On the surface, Apple’s $1 billion investment in Chinese ride-sharing company Didi Chuxing makes little sense.
Apple typically doesn’t invest in startup companies, preferring to develop its own products. The investment also differs from past tie-ups such as Beats Electronics—Apple seemingly has no direct interest in ride-sharing.
The company’s $1 billion investment—inconsequential compared to its $230 billion cash balance—isn’t about Didi, it’s about Apple’s own future. As doubts about global growth of the iPhone emerge, this investment reveals much about the direction Chief Executive Tim Cook is looking to take the company.
Appeasing China
As China’s leading ride-sharing company, Didi Chuxing (formerly known as Didi Kuaidi) is already crushing its main rival Uber China. Didi last year raised $4 billion in secured funding and is currently valued at $15 billion. Uber China is valued much less, at about $8 billion following a $1.2 billion funding round earlier this year. Leading Chinese Internet giants Alibaba Group Holding Ltd. and Tencent Holdings Ltd. are both investors in Didi.
While third-party data is scarce, Didi claims 11 million rides per day in China compared to Uber China’s 1 million rides, giving the company a derived 90 percent market share in ride-sharing.
Put differently, Didi doesn’t need Apple’s money.
Apple’s gambit is about keeping its foothold in China and staying relevant.
Thanks to the popularity of iPhone, China has become Apple’s second-biggest market after the United States, generating almost 25 percent of top-line revenue.
But that position is eroding as Chinese demand for the iPhone shrinks. After double- and triple-digit annual growths during the last five years, sales of smartphones grew just 2 percent in 2015.

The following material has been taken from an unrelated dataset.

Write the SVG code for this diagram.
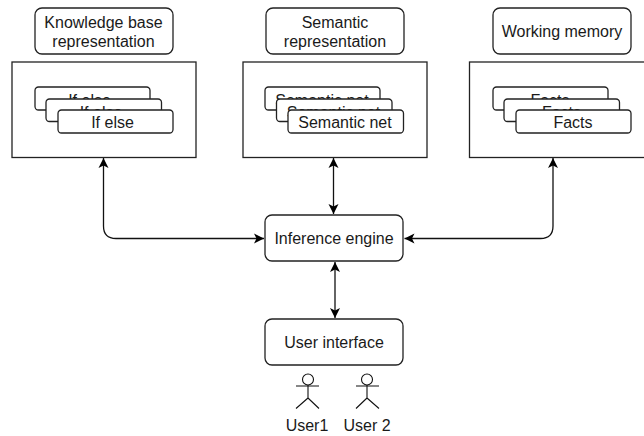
<svg xmlns="http://www.w3.org/2000/svg" width="644" height="436" viewBox="0 0 644 436">
<style>
.b{fill:#fff;stroke:#222;stroke-width:1.3}
.t{font-family:"Liberation Sans",Arial,sans-serif;font-size:16px;fill:#1a1a1a;text-anchor:middle}
.c{fill:none;stroke:#111;stroke-width:1.3}
.a{fill:none;stroke:#111;stroke-width:1.1}
</style>
<defs>
<marker id="m" viewBox="0 0 12 12" refX="11" refY="6" markerWidth="12" markerHeight="12" markerUnits="userSpaceOnUse" orient="auto-start-reverse"><path d="M1 1L11 6L1 11L3.500 6Z" fill="#000"/></marker>
</defs>
<rect width="644" height="436" fill="#fff"/>
<g id="connectors">
<path class="c" d="M103.500 158V226Q103.500 238.500 116 238.500H264" marker-start="url(#m)" marker-end="url(#m)"/>
<path class="c" d="M333.500 158V214" marker-start="url(#m)" marker-end="url(#m)"/>
<path class="c" d="M553 158V226Q553 238.500 540.500 238.500H404.500" marker-start="url(#m)" marker-end="url(#m)"/>
<path class="c" d="M335 262V318" marker-start="url(#m)" marker-end="url(#m)"/>
</g>
<g id="kb-title"><rect class="b" x="35" y="8" width="138" height="46" rx="7"/><text class="t" x="103.500" y="28">Knowledge base</text><text class="t" x="103.500" y="47">representation</text></g>
<g id="kb-box"><rect class="b" x="12" y="62" width="184" height="95.500"/>
<rect class="b" x="35" y="87" width="115" height="23" rx="3.500"/><text class="t" x="89.500" y="106">If else</text>
<rect class="b" x="46" y="99" width="115.500" height="22.500" rx="3.500"/><text class="t" x="101" y="118">If else</text>
<rect class="b" x="58" y="110" width="115" height="23" rx="3.500"/><text class="t" x="112.500" y="127.500">If else</text></g>
<g id="sem-title"><rect class="b" x="266" y="8" width="138" height="46" rx="7"/><text class="t" x="335" y="28">Semantic</text><text class="t" x="335" y="47">representation</text></g>
<g id="sem-box"><rect class="b" x="243" y="62" width="184" height="95.500"/>
<rect class="b" x="265" y="87" width="115" height="23" rx="3.500"/><text class="t" x="322" y="106">Semantic net</text>
<rect class="b" x="276.500" y="99" width="115.500" height="22.500" rx="3.500"/><text class="t" x="333.500" y="118">Semantic net</text>
<rect class="b" x="288" y="110" width="115.500" height="23" rx="3.500"/><text class="t" x="345" y="127.500">Semantic net</text></g>
<g id="wm-title"><rect class="b" x="493" y="8" width="138" height="46" rx="7"/><text class="t" x="562" y="37">Working memory</text></g>
<g id="wm-box"><rect class="b" x="469.500" y="62" width="184" height="95.500"/>
<rect class="b" x="493" y="87" width="115" height="23" rx="3.500"/><text class="t" x="550" y="106">Facts</text>
<rect class="b" x="504" y="99" width="115.500" height="22.500" rx="3.500"/><text class="t" x="561.500" y="118">Facts</text>
<rect class="b" x="516" y="110" width="115" height="23" rx="3.500"/><text class="t" x="573" y="127.500">Facts</text></g>
<g id="inference"><rect class="b" x="265" y="215" width="138" height="46" rx="7"/><text class="t" x="334" y="244">Inference engine</text></g>
<g id="ui"><rect class="b" x="265" y="319" width="138" height="46" rx="7"/><text class="t" x="334" y="348">User interface</text></g>
<g id="user1"><circle class="a" cx="308" cy="379.500" r="5.500"/><path class="a" d="M308 385V398M296 386H319M308 398L296 408.500M308 398L319 408.500"/><text class="t" x="307" y="430.500">User1</text></g>
<g id="user2"><circle class="a" cx="367" cy="379.500" r="5.500"/><path class="a" d="M367 385V398M356 386H379M367 398L356 408.500M367 398L379 408.500"/><text class="t" x="367" y="430.500">User 2</text></g>
</svg>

Apple has long prepared for this, however, by pushing lucrative media services such as Apple Music, Apple TV, and its iTunes Store. Hundreds of millions of iPhones, iPads, and Mac computers are out there—the logical next step is to take a strategy from Amazon.com’s playbook and push digital media consumption.

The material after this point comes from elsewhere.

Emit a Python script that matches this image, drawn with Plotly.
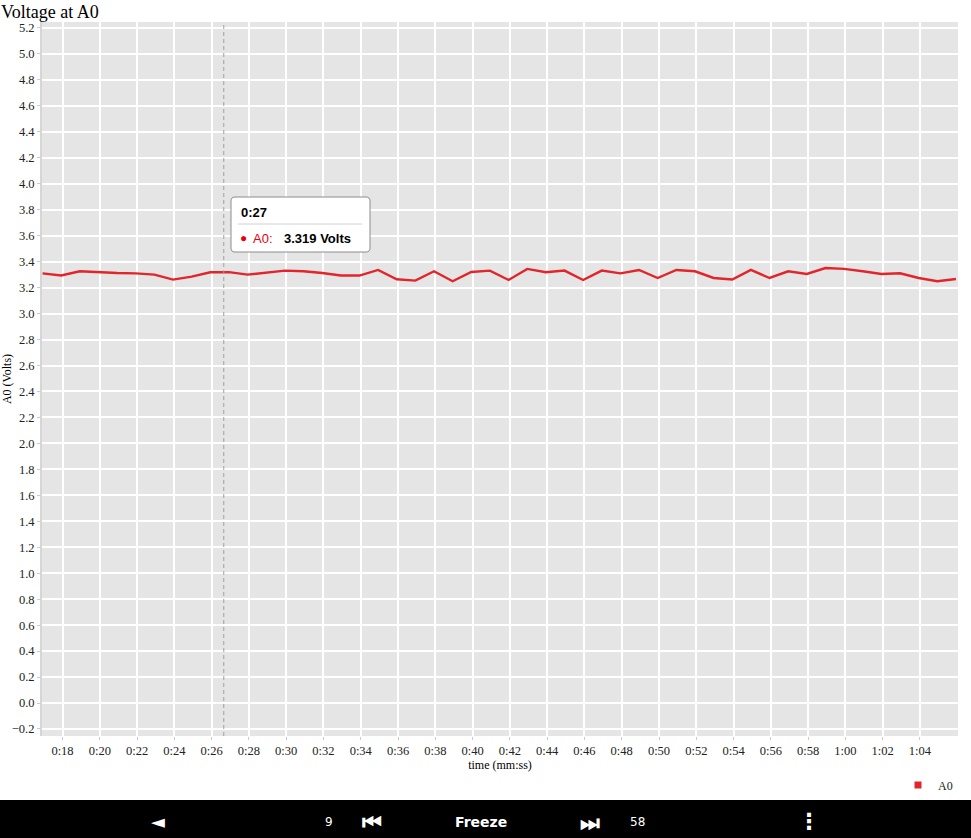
import plotly.graph_objects as go

# ---------------- data ----------------
times_s = [16.93 + k for k in range(50)]
volts = [3.310, 3.293, 3.326, 3.318, 3.313, 3.310, 3.300, 3.262, 3.285, 3.318,
         3.319, 3.300, 3.313, 3.331, 3.326, 3.313, 3.293, 3.293, 3.336, 3.264,
         3.254, 3.326, 3.249, 3.320, 3.331, 3.259, 3.344, 3.318, 3.331, 3.259,
         3.331, 3.310, 3.336, 3.274, 3.336, 3.326, 3.274, 3.262, 3.336, 3.274,
         3.326, 3.305, 3.351, 3.344, 3.326, 3.305, 3.310, 3.274, 3.249, 3.266]
x_tick_vals = list(range(18, 66, 2))
x_tick_text = ["0:18", "0:20", "0:22", "0:24", "0:26", "0:28", "0:30", "0:32", "0:34",
               "0:36", "0:38", "0:40", "0:42", "0:44", "0:46", "0:48", "0:50", "0:52",
               "0:54", "0:56", "0:58", "1:00", "1:02", "1:04"]
y_tick_vals = [round(-0.2 + 0.2 * i, 1) for i in range(28)]
cursor_time = 26.65
tip_time = "0:27"
tip_value = "3.319 Volts"

W, H = 971, 838
L, R, T, B = 42, 13, 22, 102
PW, PH = W - L - R, H - T - B


def px(x):
    return (x - L) / PW


def py(y):
    return (H - B - y) / PH


SERIF = "Liberation Serif, Times New Roman, serif"
SANS = "Liberation Sans, Arial, sans-serif"
LINE_RED = "#e3242b"

fig = go.Figure()
fig.add_trace(go.Scatter(x=times_s, y=volts, mode="lines", name="A0",
                         line=dict(color=LINE_RED, width=2.4), showlegend=False,
                         hoverinfo="skip"))
fig.add_trace(go.Scatter(x=[None], y=[None], mode="markers", name="A0",
                         marker=dict(symbol="square", color=LINE_RED, size=7),
                         showlegend=True))

shapes = []
# cursor line
shapes.append(dict(type="line", xref="x", yref="paper", x0=cursor_time, x1=cursor_time,
                   y0=0, y1=1, line=dict(color="#a0a0a0", width=1, dash="4px,3px")))

# tooltip box (rounded)
bx0, bx1, by0, by1, r = 231, 370, 197, 252, 4


def P(x, y):
    return f"{px(x):.5f},{py(y):.5f}"


path = (f"M {P(bx0 + r, by0)} L {P(bx1 - r, by0)} Q {P(bx1, by0)} {P(bx1, by0 + r)} "
        f"L {P(bx1, by1 - r)} Q {P(bx1, by1)} {P(bx1 - r, by1)} "
        f"L {P(bx0 + r, by1)} Q {P(bx0, by1)} {P(bx0, by1 - r)} "
        f"L {P(bx0, by0 + r)} Q {P(bx0, by0)} {P(bx0 + r, by0)} Z")
shapes.append(dict(type="path", xref="paper", yref="paper", path=path,
                   fillcolor="white", line=dict(color="#8c8c8c", width=1)))
shapes.append(dict(type="line", xref="paper", yref="paper", x0=px(238), x1=px(362),
                   y0=py(224), y1=py(224), line=dict(color="#d0d0d0", width=1)))
# bottom black bar
shapes.append(dict(type="rect", xref="paper", yref="paper", x0=px(0), x1=px(W),
                   y0=py(838), y1=py(800), fillcolor="black", line=dict(width=0),
                   layer="above"))

ann = []


def A(text, x, y, size, color="black", family=SANS, xanchor="left"):
    ann.append(dict(text=text, xref="paper", yref="paper", x=px(x), y=py(y),
                    xanchor=xanchor, yanchor="middle", showarrow=False,
                    font=dict(size=size, color=color, family=family)))


A("<b>" + tip_time + "</b>", 239, 212, 13)
A("●", 238, 238, 12, color="#e8000b")
A("A0:", 251, 238, 13, color="#e8000b")
A("<b>" + tip_value + "</b>", 282, 238, 13)

# bottom bar controls
A("◄", 158, 821, 18, color="white", family="DejaVu Sans", xanchor="center")
A("9", 329, 822, 12, color="white", family="DejaVu Sans", xanchor="center")
A("<b>⏮</b>", 372, 822, 22, color="white", family="DejaVu Sans", xanchor="center")
A("<b>Freeze</b>", 481, 822, 14, color="white", family="DejaVu Sans", xanchor="center")
A("<b>⏭</b>", 590, 822, 22, color="white", family="DejaVu Sans", xanchor="center")
A("58", 637, 822, 12, color="white", family="DejaVu Sans", xanchor="center")
A("<b>⋮</b>", 809, 821, 22, color="white", family="DejaVu Sans", xanchor="center")

fig.update_layout(
    width=W, height=H,
    margin=dict(l=L, r=R, t=T, b=B),
    paper_bgcolor="white",
    plot_bgcolor="#e5e5e5",
    title=dict(text="Voltage at A0", x=1 / W, xanchor="left", xref="container",
               y=1 - 12 / H, yanchor="middle", yref="container",
               font=dict(family=SERIF, size=18, color="black")),
    font=dict(family=SERIF, size=12, color="#222222"),
    xaxis=dict(range=[16.9, 66.04], tickvals=x_tick_vals, ticktext=x_tick_text,
               showgrid=True, gridcolor="white", gridwidth=2, zeroline=False,
               ticks="outside", ticklen=3, tickcolor="#cccccc", showline=False,
               automargin=False,
               title=dict(text="time (mm:ss)", font=dict(family=SERIF, size=12, color="black"),
                          standoff=2),
               tickfont=dict(family=SERIF, size=12.5, color="#222222")),
    yaxis=dict(range=[-0.254, 5.246], tickvals=y_tick_vals, tickformat=".1f",
               showgrid=True, gridcolor="white", gridwidth=2, zeroline=False,
               ticks="outside", ticklen=3, tickcolor="#cccccc",
               showline=True, linecolor="#d6d6d6", linewidth=2,
               automargin=False,
               title=dict(text="A0 (Volts)", font=dict(family=SERIF, size=12, color="black"),
                          standoff=4),
               tickfont=dict(family=SERIF, size=12.5, color="#222222")),
    legend=dict(x=1.0, xanchor="right", y=py(785), yanchor="middle",
                bgcolor="rgba(0,0,0,0)", font=dict(family=SERIF, size=12, color="#222222"),
                itemwidth=30),
    shapes=shapes,
    annotations=ann,
    showlegend=True,
)

fig.write_html("out.html", config={"displayModeBar": False},
               post_script="document.body.style.margin='0px';document.body.style.overflow='hidden';")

But its prospects in China already look grim on that front. Last month, Apple confirmed that its iTunes and iBooks stores in China were shut down by Chinese authorities, after only six months of operation.
Apple’s support of Didi—in opposition to its Silicon Valley neighbor Uber—is a gambit of symbolic appeasement to Chinese authorities. In putting money on the Beijing’s preferred horse in the ride-sharing race, Apple aims to keep its relevancy in a market indispensable to its future success.
Autonomous Driving
Keeping China in its good graces is a shorter term play for Apple. Longer term, the Didi investment can pay dividends as Apple looks towards the next technology arms race—autonomous driving.

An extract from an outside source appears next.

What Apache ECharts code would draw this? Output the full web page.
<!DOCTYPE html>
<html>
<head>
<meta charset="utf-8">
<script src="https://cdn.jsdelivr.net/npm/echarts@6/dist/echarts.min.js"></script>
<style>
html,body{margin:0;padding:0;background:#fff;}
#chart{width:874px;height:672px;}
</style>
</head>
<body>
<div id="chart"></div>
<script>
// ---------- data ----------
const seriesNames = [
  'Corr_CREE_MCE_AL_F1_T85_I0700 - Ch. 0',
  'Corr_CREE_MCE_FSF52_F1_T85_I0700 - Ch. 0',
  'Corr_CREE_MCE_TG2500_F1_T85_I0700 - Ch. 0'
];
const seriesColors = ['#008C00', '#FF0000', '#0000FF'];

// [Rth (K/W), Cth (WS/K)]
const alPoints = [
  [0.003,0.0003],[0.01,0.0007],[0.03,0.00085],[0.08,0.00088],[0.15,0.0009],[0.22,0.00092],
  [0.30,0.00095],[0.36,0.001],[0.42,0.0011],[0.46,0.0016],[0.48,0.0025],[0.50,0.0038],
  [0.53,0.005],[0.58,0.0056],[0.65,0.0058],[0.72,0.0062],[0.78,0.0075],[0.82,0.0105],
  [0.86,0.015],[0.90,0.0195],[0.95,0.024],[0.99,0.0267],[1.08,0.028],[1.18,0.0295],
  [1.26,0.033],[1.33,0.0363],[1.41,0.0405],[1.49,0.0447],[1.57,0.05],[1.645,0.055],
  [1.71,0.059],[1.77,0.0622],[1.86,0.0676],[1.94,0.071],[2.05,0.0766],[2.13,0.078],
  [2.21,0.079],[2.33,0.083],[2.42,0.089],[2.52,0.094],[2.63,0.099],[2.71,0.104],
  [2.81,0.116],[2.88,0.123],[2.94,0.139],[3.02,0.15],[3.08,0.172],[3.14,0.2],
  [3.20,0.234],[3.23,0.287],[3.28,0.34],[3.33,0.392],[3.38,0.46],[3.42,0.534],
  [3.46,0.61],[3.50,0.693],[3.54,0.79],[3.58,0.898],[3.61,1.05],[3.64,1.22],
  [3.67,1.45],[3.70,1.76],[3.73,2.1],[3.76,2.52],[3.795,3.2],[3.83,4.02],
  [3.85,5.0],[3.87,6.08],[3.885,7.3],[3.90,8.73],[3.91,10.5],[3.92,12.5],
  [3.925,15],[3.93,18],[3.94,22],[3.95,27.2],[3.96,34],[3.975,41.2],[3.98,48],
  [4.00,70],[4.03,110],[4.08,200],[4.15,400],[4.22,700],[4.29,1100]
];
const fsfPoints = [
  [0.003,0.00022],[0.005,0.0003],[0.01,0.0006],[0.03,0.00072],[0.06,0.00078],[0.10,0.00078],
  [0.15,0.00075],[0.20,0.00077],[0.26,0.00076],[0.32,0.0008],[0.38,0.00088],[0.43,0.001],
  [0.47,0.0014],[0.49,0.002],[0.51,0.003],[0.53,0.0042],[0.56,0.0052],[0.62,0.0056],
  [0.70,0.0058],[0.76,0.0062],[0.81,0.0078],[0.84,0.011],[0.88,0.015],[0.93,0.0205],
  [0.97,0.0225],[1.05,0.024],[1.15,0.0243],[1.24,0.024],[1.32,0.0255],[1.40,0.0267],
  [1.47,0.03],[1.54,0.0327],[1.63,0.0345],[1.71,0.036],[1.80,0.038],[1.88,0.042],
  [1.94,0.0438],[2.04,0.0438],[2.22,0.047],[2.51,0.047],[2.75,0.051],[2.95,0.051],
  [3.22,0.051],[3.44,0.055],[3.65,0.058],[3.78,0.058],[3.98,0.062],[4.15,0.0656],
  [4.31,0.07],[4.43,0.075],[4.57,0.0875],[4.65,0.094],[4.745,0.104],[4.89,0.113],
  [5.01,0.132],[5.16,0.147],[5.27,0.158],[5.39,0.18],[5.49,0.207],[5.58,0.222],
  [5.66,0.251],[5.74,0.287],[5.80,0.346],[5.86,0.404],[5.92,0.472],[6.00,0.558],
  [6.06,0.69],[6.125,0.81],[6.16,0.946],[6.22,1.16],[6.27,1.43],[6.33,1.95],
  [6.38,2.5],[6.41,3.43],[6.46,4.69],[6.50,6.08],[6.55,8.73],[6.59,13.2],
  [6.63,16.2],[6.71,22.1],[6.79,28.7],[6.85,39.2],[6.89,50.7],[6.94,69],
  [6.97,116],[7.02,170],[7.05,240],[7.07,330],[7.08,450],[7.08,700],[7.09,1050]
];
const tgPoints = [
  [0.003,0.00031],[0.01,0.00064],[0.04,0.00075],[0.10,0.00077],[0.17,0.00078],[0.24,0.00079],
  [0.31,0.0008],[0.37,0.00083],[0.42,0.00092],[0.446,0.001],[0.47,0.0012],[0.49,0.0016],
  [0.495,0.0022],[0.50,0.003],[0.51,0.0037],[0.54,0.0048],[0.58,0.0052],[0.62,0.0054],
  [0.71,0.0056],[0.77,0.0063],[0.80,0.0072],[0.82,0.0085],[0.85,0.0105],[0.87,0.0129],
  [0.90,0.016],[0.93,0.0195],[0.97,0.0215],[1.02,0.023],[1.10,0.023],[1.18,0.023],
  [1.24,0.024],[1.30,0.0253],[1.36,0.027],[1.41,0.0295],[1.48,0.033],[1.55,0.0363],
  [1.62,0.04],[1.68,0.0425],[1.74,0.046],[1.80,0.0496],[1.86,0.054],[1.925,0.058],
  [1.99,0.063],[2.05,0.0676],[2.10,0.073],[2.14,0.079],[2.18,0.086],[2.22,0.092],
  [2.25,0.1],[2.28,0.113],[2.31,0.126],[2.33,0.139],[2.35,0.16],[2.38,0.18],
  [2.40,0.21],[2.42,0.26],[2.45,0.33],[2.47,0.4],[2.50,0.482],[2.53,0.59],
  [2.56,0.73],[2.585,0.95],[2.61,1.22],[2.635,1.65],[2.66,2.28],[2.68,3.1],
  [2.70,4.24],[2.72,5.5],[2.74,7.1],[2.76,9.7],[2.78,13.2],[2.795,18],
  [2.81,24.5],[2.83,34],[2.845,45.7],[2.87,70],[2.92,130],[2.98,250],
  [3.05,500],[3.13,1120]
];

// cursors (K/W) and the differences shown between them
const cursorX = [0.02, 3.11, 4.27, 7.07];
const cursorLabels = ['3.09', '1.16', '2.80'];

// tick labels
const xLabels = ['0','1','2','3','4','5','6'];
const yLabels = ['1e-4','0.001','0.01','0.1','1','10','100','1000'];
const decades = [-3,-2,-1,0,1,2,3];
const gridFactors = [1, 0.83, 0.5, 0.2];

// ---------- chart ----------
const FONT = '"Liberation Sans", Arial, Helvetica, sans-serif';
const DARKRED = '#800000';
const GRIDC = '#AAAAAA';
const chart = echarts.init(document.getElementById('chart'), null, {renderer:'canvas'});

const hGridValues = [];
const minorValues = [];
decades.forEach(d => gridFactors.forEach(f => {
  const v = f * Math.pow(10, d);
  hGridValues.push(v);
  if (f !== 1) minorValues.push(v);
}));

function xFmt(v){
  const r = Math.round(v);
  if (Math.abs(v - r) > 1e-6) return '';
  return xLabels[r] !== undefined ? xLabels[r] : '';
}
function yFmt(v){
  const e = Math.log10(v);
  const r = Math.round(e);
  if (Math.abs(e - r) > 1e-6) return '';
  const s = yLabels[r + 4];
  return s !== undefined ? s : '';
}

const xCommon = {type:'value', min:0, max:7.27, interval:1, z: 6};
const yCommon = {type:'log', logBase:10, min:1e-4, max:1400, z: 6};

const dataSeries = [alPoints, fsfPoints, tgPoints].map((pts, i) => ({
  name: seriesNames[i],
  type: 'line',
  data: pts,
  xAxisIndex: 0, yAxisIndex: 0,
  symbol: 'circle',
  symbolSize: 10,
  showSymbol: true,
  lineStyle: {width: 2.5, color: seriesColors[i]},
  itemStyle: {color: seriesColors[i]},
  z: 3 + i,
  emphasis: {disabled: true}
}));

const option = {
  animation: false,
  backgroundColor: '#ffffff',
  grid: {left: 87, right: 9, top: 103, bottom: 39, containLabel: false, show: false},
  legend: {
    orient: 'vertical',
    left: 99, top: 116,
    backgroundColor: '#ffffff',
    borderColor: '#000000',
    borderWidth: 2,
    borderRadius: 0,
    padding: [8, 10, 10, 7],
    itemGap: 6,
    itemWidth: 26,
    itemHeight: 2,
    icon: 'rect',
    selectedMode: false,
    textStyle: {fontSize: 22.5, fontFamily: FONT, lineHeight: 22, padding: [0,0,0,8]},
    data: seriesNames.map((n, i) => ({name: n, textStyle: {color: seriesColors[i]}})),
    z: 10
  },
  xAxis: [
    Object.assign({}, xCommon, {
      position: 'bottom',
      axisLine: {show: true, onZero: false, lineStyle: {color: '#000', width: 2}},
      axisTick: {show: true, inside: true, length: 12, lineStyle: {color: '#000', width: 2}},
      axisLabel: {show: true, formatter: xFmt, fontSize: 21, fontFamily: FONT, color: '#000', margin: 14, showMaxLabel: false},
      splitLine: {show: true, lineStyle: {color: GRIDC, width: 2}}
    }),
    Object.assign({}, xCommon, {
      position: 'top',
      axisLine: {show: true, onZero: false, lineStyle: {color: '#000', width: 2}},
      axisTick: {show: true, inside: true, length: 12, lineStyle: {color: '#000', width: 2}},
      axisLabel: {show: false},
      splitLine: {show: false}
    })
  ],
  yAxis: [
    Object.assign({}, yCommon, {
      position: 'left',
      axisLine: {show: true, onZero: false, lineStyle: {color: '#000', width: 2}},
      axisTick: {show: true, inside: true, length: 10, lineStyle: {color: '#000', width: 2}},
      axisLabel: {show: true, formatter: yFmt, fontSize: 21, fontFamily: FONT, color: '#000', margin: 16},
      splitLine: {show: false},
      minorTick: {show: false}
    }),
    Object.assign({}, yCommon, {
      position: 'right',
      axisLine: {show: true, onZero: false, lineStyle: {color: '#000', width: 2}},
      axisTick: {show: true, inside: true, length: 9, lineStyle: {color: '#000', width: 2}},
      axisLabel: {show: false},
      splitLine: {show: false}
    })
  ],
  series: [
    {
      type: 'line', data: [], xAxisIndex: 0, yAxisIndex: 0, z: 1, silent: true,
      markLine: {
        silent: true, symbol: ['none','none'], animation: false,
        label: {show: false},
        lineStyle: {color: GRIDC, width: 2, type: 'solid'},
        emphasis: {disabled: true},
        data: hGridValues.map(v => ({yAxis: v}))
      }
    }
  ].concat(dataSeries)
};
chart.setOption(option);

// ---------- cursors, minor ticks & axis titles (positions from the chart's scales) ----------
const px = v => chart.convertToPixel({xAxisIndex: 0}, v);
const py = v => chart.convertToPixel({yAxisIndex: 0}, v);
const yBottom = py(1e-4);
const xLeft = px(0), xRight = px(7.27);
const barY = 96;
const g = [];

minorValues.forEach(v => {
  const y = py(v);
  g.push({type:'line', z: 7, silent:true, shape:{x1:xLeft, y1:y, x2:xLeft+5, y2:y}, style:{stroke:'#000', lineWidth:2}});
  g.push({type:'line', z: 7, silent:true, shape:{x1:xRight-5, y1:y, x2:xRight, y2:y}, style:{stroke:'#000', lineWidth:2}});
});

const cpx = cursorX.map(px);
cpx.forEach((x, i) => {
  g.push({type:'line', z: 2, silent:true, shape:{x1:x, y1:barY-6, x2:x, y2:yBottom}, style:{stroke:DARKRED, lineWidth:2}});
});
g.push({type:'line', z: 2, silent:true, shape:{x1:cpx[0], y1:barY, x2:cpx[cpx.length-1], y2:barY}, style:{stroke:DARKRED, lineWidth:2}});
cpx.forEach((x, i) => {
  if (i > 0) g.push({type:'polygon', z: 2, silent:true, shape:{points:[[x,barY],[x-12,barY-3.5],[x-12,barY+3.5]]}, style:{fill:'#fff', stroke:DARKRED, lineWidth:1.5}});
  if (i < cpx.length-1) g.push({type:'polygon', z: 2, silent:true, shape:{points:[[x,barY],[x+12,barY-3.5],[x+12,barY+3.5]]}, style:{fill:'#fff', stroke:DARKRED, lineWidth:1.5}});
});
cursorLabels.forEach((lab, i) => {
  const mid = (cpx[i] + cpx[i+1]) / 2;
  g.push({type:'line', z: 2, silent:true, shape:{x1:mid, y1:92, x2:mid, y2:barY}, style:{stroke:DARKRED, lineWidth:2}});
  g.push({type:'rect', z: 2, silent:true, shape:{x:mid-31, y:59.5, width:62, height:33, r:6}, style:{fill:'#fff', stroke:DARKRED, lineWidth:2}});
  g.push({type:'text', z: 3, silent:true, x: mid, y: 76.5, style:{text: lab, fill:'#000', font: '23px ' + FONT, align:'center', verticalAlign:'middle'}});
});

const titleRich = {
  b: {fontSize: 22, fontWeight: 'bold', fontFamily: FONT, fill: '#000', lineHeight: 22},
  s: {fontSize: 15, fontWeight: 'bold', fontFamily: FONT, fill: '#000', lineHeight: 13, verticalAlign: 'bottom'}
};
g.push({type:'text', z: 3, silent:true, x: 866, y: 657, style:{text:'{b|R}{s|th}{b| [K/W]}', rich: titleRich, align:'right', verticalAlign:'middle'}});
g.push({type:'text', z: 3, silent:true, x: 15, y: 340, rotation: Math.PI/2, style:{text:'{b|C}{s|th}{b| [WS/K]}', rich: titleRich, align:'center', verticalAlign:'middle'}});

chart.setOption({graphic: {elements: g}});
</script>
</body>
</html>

The global transportation paradigm is shifting on two fronts. One is an ongoing change from internal-combustion gasoline engines to electric vehicles, which involves traditional car companies and rivals such as Tesla Motors and a slew of other electric vehicle startups. At the same time, ride-sharing and taxi platforms such as Uber, Didi, and Lyft Inc. are redefining current understandings of transportation, public transit, and car ownership.
Most major automakers are invested. Alphabet and Fiat Chrysler Automobiles NV recently formed a partnership to experiment with Google’s self-driving technology in Chrysler minivans. General Motors Co. and Lyft are working on a fleet of driver-less taxis. Tesla already incorporates some hand- and foot-free driving features in its Model S sedan.
The Didi investment all but confirms Apple’s ambitions in the future of driving. Long an open secret in Cupertino, Apple has been working on driver-less vehicle technology for years. People familiar with the company’s plans told the Wall Street Journal that Apple has been recruiting from technology and automotive companies, and the project now involves more than 1,000 employees at the firm.
For now, Apple can use the troves of data from Didi to examine driver behavior and traffic patterns, augmenting its existing assets in mapping and artificial intelligence to deploy in any future driver-less car technology.
An About-Face on Startups
Apple shares have declined 14 percent year-to-date and 29 percent in the last twelve months on concerns about growth, specifically demand for its iPhone. A recent Nikkei report stated that Taiwan-based component makers are getting “significantly fewer orders from Apple in the second half of the year compared with a year ago,” alluding to possibly dampened demand for the upcoming iPhone 7 in the second-half of 2016.
Growth therefore could come in the form of future technologies outside of its traditional business. While it’s unusual for Apple to participate in a fundraising round for a startup, the Didi investment signals more activity in this space going forward.
Didi “gives them a better presence on the table in China, a better presence in the transportation market, it’s all the things Apple has aspired to having,” RBC Capital Markets analyst Amit Daryanani said on “Bloomberg Markets.” “It’s surprising Apple doesn’t have Apple Ventures as a more aggressive foray into doing this type of investment.”
But that could be changing. Cook recently hailed the strength of Apple’s balance sheet, including its $230 billion cash war chest. In a Wall Street Journal report in January, Cook said the company’s cash balance is “worth more” during periods of economic distress for startups as valuations drop and funding tightens.